Onorevole, a proposito di adozioni in Italia, secondo lei c’è qualche intervento a livello normativo che la sua esperienza le suggerisce di avanzare?
«Sicuramente andrebbero velocizzate le pratiche per le adozioni. Ma soprattutto rafforzati i servizi sociali per far sì che le varie istruttorie per arrivare all’idoneità siano più semplici. Pensiamo a tutti quei bambini dichiarati in stato di abbandono, allontanati dalle famiglie di origine e in attesa di essere assegnati ad altre famiglie in grado di prendersene cura. I bambini abbandonati alla nascita sono una rarità e mediamente dopo due o tre mesi nelle case-famiglia vengono affidati, diversamente da quelli più grandicelli che seguono un iter giudiziario complesso».

Di quanto tempo parliamo?
«Impossibile fare una stima. Ci sono bambini che hanno atteso una decina d’anni prima di essere dichiarati adottabili. Lei deve immaginare una situazione in cui un ragazzo viene affidato a una casa-famiglia, poi riassegnato alla sua famiglia d’origine, e nuovamente riconsegnato alla casa-famiglia. E via così fino a quando non si completa l’iter adottivo. Nel momento in cui lo stato di abbandono diventa definitivo e non più ricorribile, solo in quel momento, il bambino diventa adottabile».

Questa la situazione delle adozioni nazionali. Va meglio con quelle internazionali?

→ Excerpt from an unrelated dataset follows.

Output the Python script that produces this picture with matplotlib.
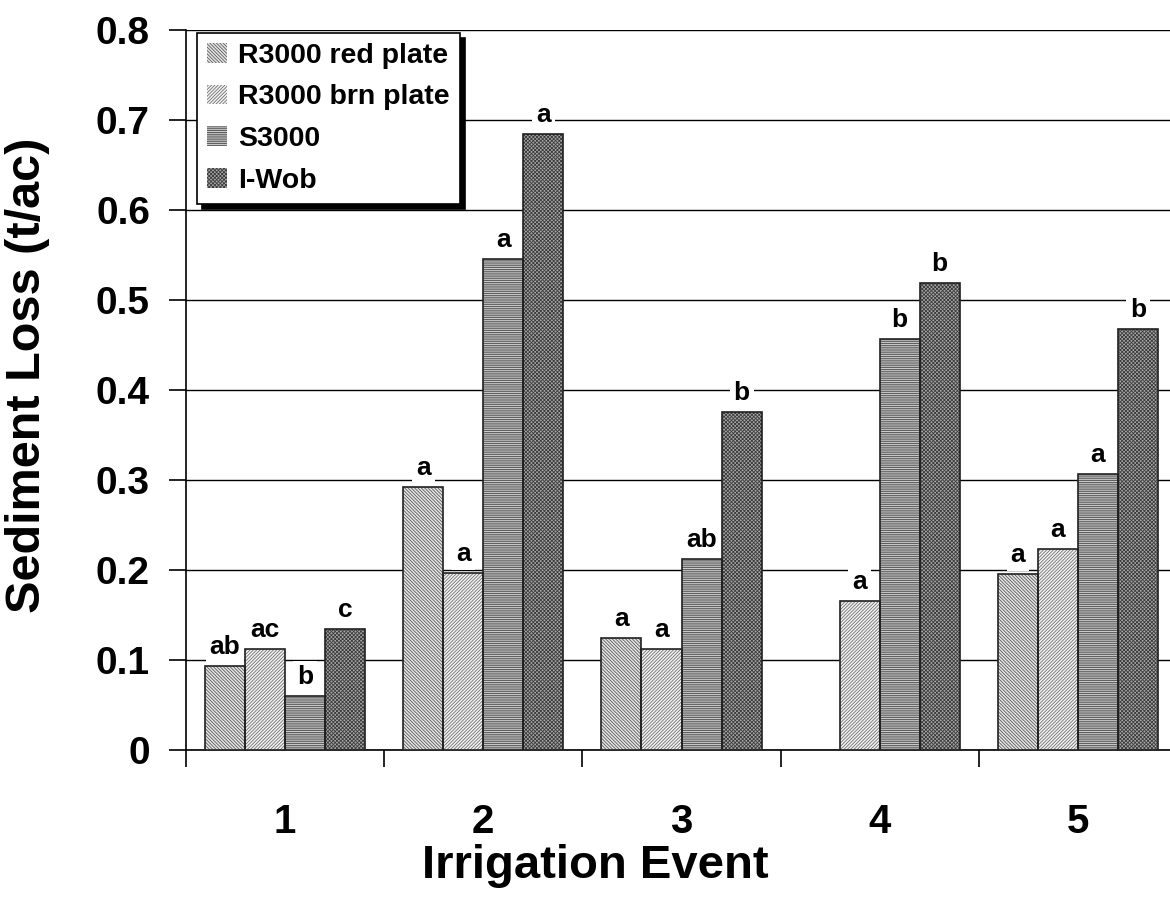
import matplotlib
matplotlib.use("Agg")
import matplotlib.pyplot as plt
import numpy as np

plt.rcParams['font.family'] = ['Liberation Sans', 'DejaVu Sans']
plt.rcParams['font.weight'] = 'bold'
plt.rcParams['hatch.linewidth'] = 0.6

events = ['1', '2', '3', '4', '5']
series = ['R3000 red plate', 'R3000 brn plate', 'S3000', 'I-Wob']

red_plate = [0.093, 0.292, 0.125, np.nan, 0.196]
brn_plate = [0.112, 0.197, 0.112, 0.166, 0.223]
s3000 = [0.060, 0.546, 0.212, 0.457, 0.307]
iwob = [0.134, 0.684, 0.376, 0.519, 0.468]

red_lbl = ['ab', 'a', 'a', '', 'a']
brn_lbl = ['ac', 'a', 'a', 'a', 'a']
s3000_lbl = ['b', 'a', 'ab', 'b', 'a']
iwob_lbl = ['c', 'a', 'b', 'b', 'b']

values = [red_plate, brn_plate, s3000, iwob]
letters = [red_lbl, brn_lbl, s3000_lbl, iwob_lbl]

# fill colour, hatch colour, hatch pattern for each series
styles = [
    ('#e6e6e6', '#5a5a5a', '\\' * 10),
    ('#f4f4f4', '#6e6e6e', '/' * 10),
    ('#cdcdcd', '#4a4a4a', '-' * 9),
    ('#a8a8a8', '#3c3c3c', 'x' * 9),
]

fig = plt.figure(figsize=(11.7, 9.02), dpi=100)
ax = fig.add_axes([186 / 1170, 1 - 750 / 902, 991 / 1170, 720 / 902])

x = np.arange(1, len(events) + 1)
width = 0.202
offsets = [-1.5 * width, -0.5 * width, 0.5 * width, 1.5 * width]

handles = []
for vals, lbls, (fc, hc, hatch), off, name in zip(values, letters, styles, offsets, series):
    vals = np.array(vals, dtype=float)
    b = ax.bar(x + off, vals, width, color=fc, edgecolor=hc, hatch=hatch,
               linewidth=0, zorder=3, label=name)
    ax.bar(x + off, vals, width, fill=False, edgecolor='#202020',
           linewidth=1.2, zorder=4)
    handles.append(b)
    for xi, v, t in zip(x + off, vals, lbls):
        if t and not np.isnan(v):
            ax.annotate(t, (xi, v), xytext=(0, 5), textcoords='offset points',
                        ha='center', va='bottom', fontsize=19, fontweight='bold',
                        bbox=dict(boxstyle='square,pad=0.15', fc='white', ec='none'),
                        zorder=5)

ax.set_xlim(0.5, 5.5)
ax.set_ylim(0, 0.8)
ax.set_yticks(np.arange(0, 0.81, 0.1))
ax.set_yticklabels(['0', '0.1', '0.2', '0.3', '0.4', '0.5', '0.6', '0.7', '0.8'])
ax.yaxis.grid(True, color='black', linewidth=1.0, zorder=0)
ax.set_axisbelow(True)

ax.set_xticks(x)
ax.set_xticklabels(events)
ax.set_xticks(np.arange(0.5, 5.6, 1.0), minor=True)
ax.tick_params(axis='x', which='major', length=0, pad=38, labelsize=29)
ax.tick_params(axis='x', which='minor', length=12, width=1.2, direction='out')
ax.tick_params(axis='y', length=12, width=1.2, direction='out', pad=14, labelsize=28)

for sp in ['top', 'right']:
    ax.spines[sp].set_visible(False)
for sp in ['left', 'bottom']:
    ax.spines[sp].set_linewidth(1.2)

ax.set_xlabel('Irrigation Event', fontsize=34, fontweight='bold')
ax.xaxis.set_label_coords(0.413, -0.13)
ax.set_ylabel('Sediment Loss (t/ac)', fontsize=35, fontweight='bold')
ax.yaxis.set_label_coords(-0.137, 0.52)

leg = ax.legend(handles=handles, loc='upper left', bbox_to_anchor=(0.008, 1.0),
                fontsize=20.5, frameon=True, fancybox=False,
                shadow={'color': 'black', 'alpha': 1.0, 'ox': 4, 'oy': -4},
                handlelength=0.7, handleheight=0.7, handletextpad=0.4,
                borderpad=0.35, labelspacing=0.55, borderaxespad=0.1)
leg.get_frame().set_edgecolor('black')
leg.get_frame().set_linewidth(1.2)
for t in leg.get_texts():
    t.set_fontweight('bold')

fig.savefig('out.png', dpi=100)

«No, anche in questo caso ci vogliono almeno tre anni. Senza considerare che i corridoi internazionali sono regolati da accordi molto complessi, in continua evoluzione. C’è una difficoltà frapposta dal paese di origine del bambino potenzialmente adottabile. Non è colpa dell’Italia. Guardando ai risultati, ad esempio, un ottimo lavoro viene svolto dai paesi del Medio Oriente, dove le adozioni sono state istituzionalizzate non per maltrattamenti bensì per povertà, con una riuscita sul piano sociale eccellente. Questi bambini si integrano perfettamente nel nostro tessuto sociale e raggiungono traguardi strepitosi. Tuttavia, troppo spesso, vengono chiuse le frontiere per i motivi più disparati e gli iter adottivi si bloccano improvvisamente. Senza considerare che le adozioni internazionali sono economicamente molto onerose. Non tutti se le possono permettere».